When the model fails to predict outcomes correctly, we must apply the
scientific method to the system as a whole. Errors may be introduced
at any point in the pipeline and propagate downstream to contribute to
an incorrect result.  For constraint-based models of metabolism, the
most conservative assumptions underlying the model are stoichiometric
constraints such as mass balance, thermodynamic constraints such as
the reversibility of the reaction, and enzyme capacity constraints to
limit the maximum flux through a reaction.  These constraints act as
hard, inviolable physicochemical constraints that cells must abide by.

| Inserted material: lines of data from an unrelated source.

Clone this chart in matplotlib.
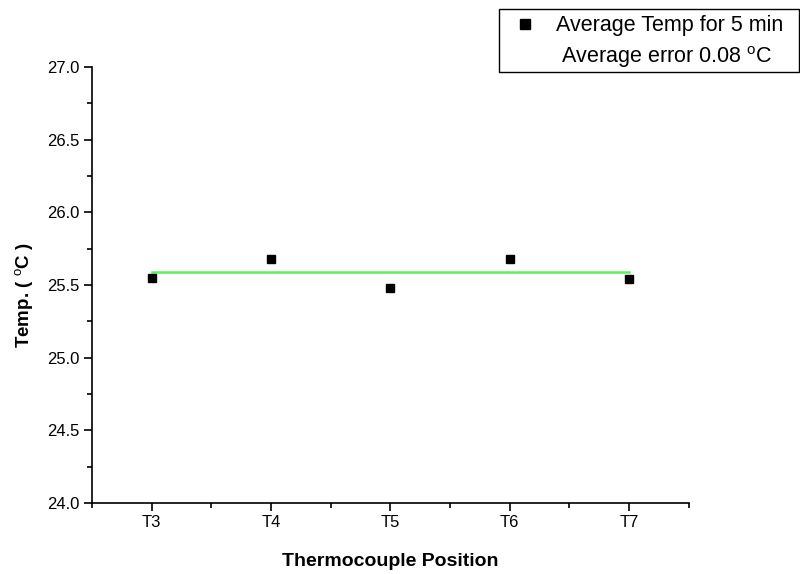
import matplotlib
matplotlib.use("Agg")
import matplotlib.pyplot as plt
from matplotlib.patches import Rectangle
from matplotlib.lines import Line2D
from matplotlib.ticker import MultipleLocator, FormatStrFormatter

plt.rcParams['font.family'] = ['Liberation Sans', 'DejaVu Sans']
plt.rcParams['mathtext.fontset'] = 'custom'
plt.rcParams['mathtext.rm'] = 'Liberation Sans'
plt.rcParams['mathtext.it'] = 'Liberation Sans'
plt.rcParams['mathtext.bf'] = 'Liberation Sans:bold'

positions = ["T3", "T4", "T5", "T6", "T7"]
avg_temp = [25.55, 25.68, 25.48, 25.68, 25.54]
mean_line = [25.59, 25.59]

fig = plt.figure(figsize=(8, 5.74), dpi=100)
ax = fig.add_axes([0.115, 0.1237, 0.746, 0.7596])

x = list(range(len(positions)))
ax.plot([x[0], x[-1]], mean_line, color='#5cf05c', lw=1.8, zorder=2)
ax.plot(x, avg_temp, linestyle='none', marker='s', markersize=6, color='black', zorder=3)

ax.set_xlim(-0.5, len(positions) - 0.5)
ax.set_ylim(24.0, 27.0)
ax.set_xticks(x)
ax.set_xticklabels(positions)
ax.xaxis.set_minor_locator(MultipleLocator(0.5))
ax.yaxis.set_major_locator(MultipleLocator(0.5))
ax.yaxis.set_minor_locator(MultipleLocator(0.25))
ax.yaxis.set_major_formatter(FormatStrFormatter('%.1f'))

for s in ['top', 'right']:
    ax.spines[s].set_visible(False)
for s in ['left', 'bottom']:
    ax.spines[s].set_linewidth(1.2)

ax.tick_params(axis='both', which='major', direction='out', length=6, width=1.2, labelsize=12)
ax.tick_params(axis='both', which='minor', direction='out', length=3.5, width=1.2)
ax.tick_params(axis='x', which='major', pad=3)
ax.tick_params(axis='y', which='major', pad=3)

ax.set_xlabel('Thermocouple Position', fontsize=14, fontweight='bold', labelpad=16)
ax.set_ylabel(r'Temp. ( $^{\mathrm{o}}$C )', fontsize=13.5, fontweight='bold')
ax.yaxis.set_label_coords(-0.095, 0.477)

# legend box (figure coords)
W, H = 800, 574
fig.patches.append(Rectangle((499 / W, 1 - 72 / H), 300 / W, 63 / H,
                             transform=fig.transFigure, fill=False,
                             edgecolor='black', lw=1.0))
fig.lines.append(Line2D([525 / W], [1 - 24 / H], transform=fig.transFigure,
                        marker='s', markersize=7, color='black', linestyle='none'))
fig.text(556 / W, 1 - 25 / H, 'Average Temp for 5 min', fontsize=15.5,
         va='center', ha='left')
fig.text(561 / W, 1 - 57 / H, r'Average error 0.08 $^{\mathrm{o}}$C', fontsize=15.5,
         va='center', ha='left')

fig.savefig('out.png', dpi=100)
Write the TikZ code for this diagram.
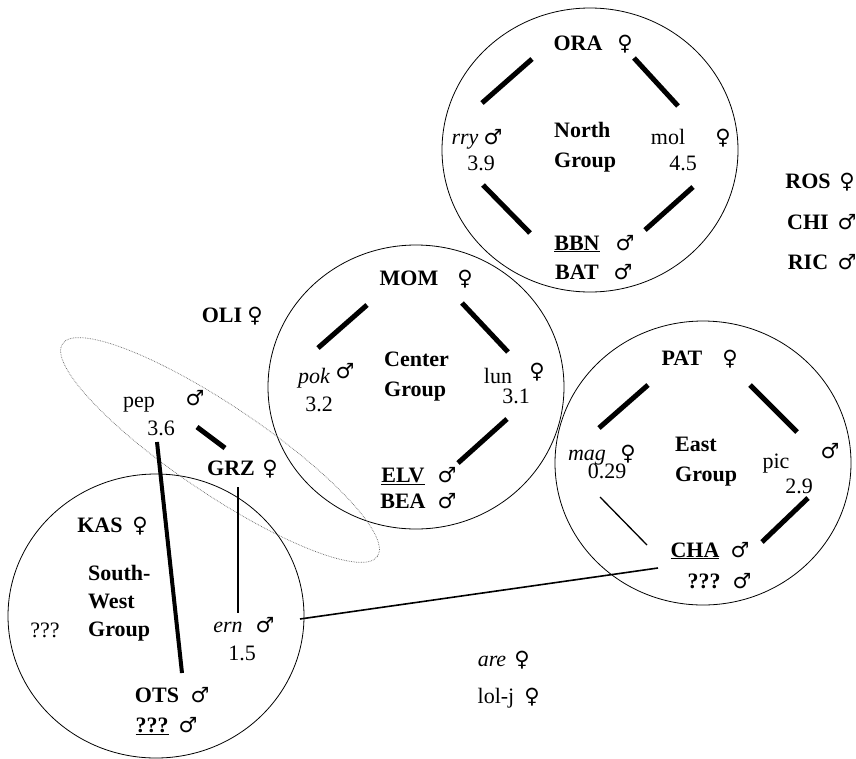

Therefore, the utility of these models lies not in what it can predict
correctly, but in what it predicts incorrectly, for by rigorously
examining the assumptions underlying that model, new knowledge can be
gained.

Constraint-based analysis (CBA) is a rigorous test of a model's
underlying network topology.  A model is considered incomplete if it
is unable to produce all the biomass components necessary for growth
from that organism's known minimal nutrient set. Conversely, the model
must *not* be able to produce the full set of essential biomass
components from a given media if the organism is known *not* to grow
in that media.

CBA can also be used to check whether the knowledge contained in a
metabolic database is consistent with the model assumptions.  To
represent chemical and physical constraints faithfully, every reaction
must be carefully mass balanced, and every metabolite must have at
least one consuming flux and one producing flux.

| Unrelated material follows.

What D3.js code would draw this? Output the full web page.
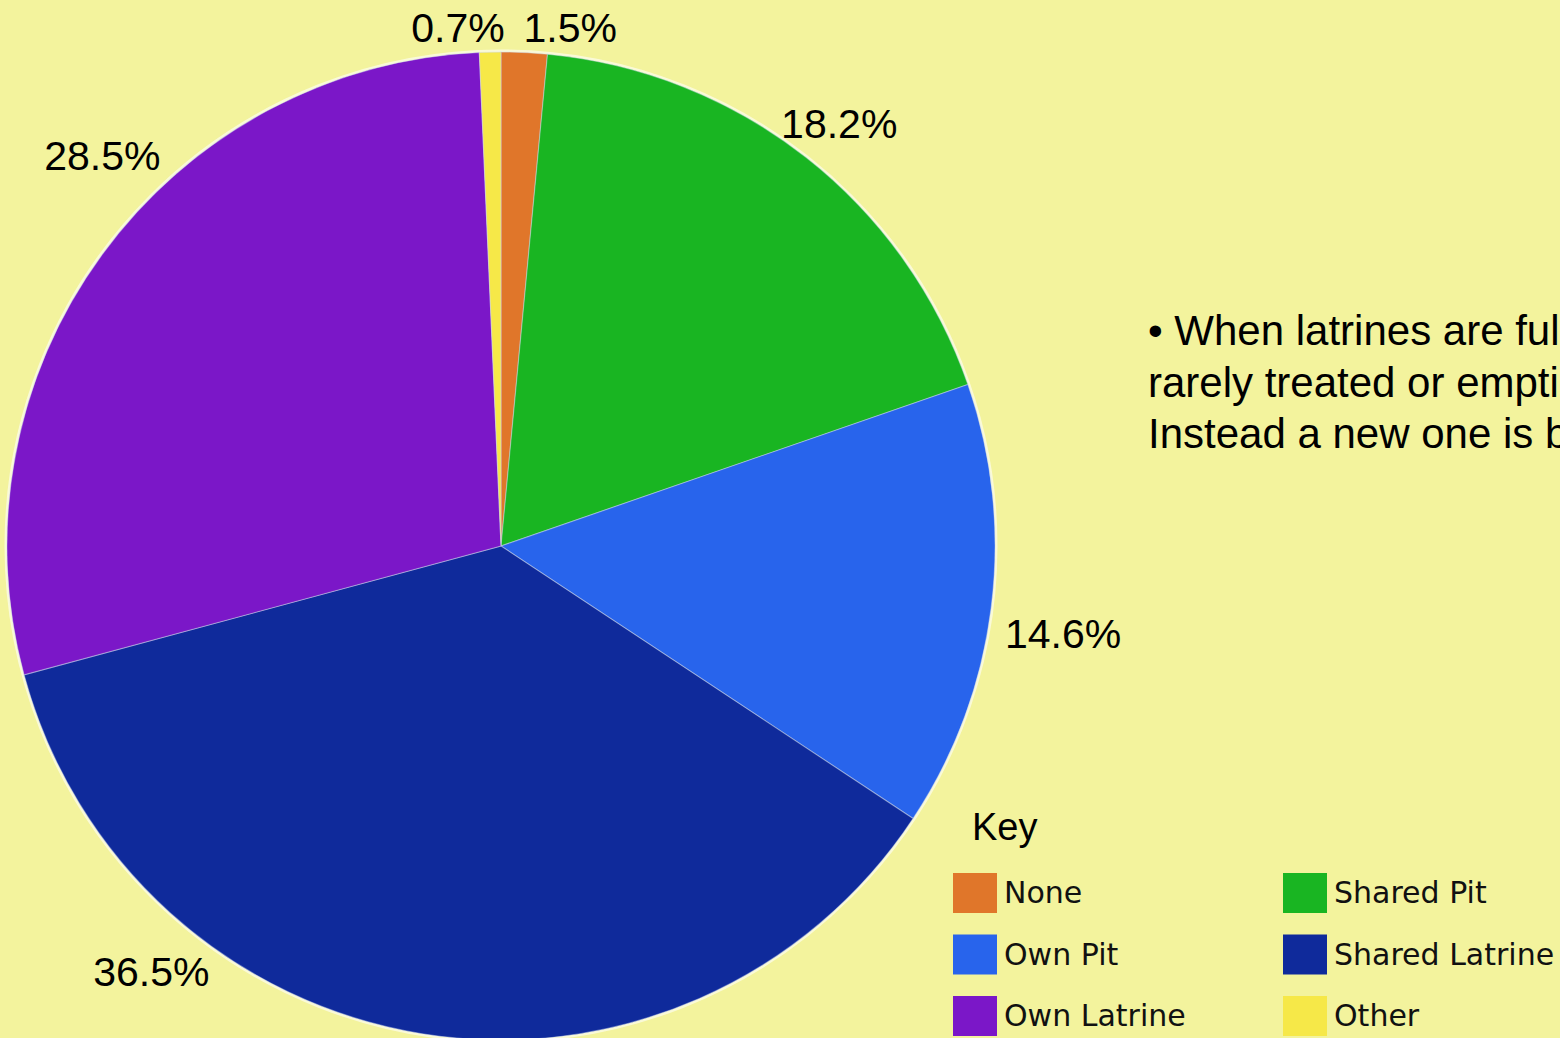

Finally, CBA can be used to test the relationship of genes to the
reactions their products catalyze. Every metabolic reaction is
catalyzed by one or more enzyme.  Each enzyme is composed of one or
more gene products. By performing in silico gene knockouts and
comparing these predictions with experiment, one can test the boolean
relationship between genes and reactions inferred from the protein
complex and isozyme annotations.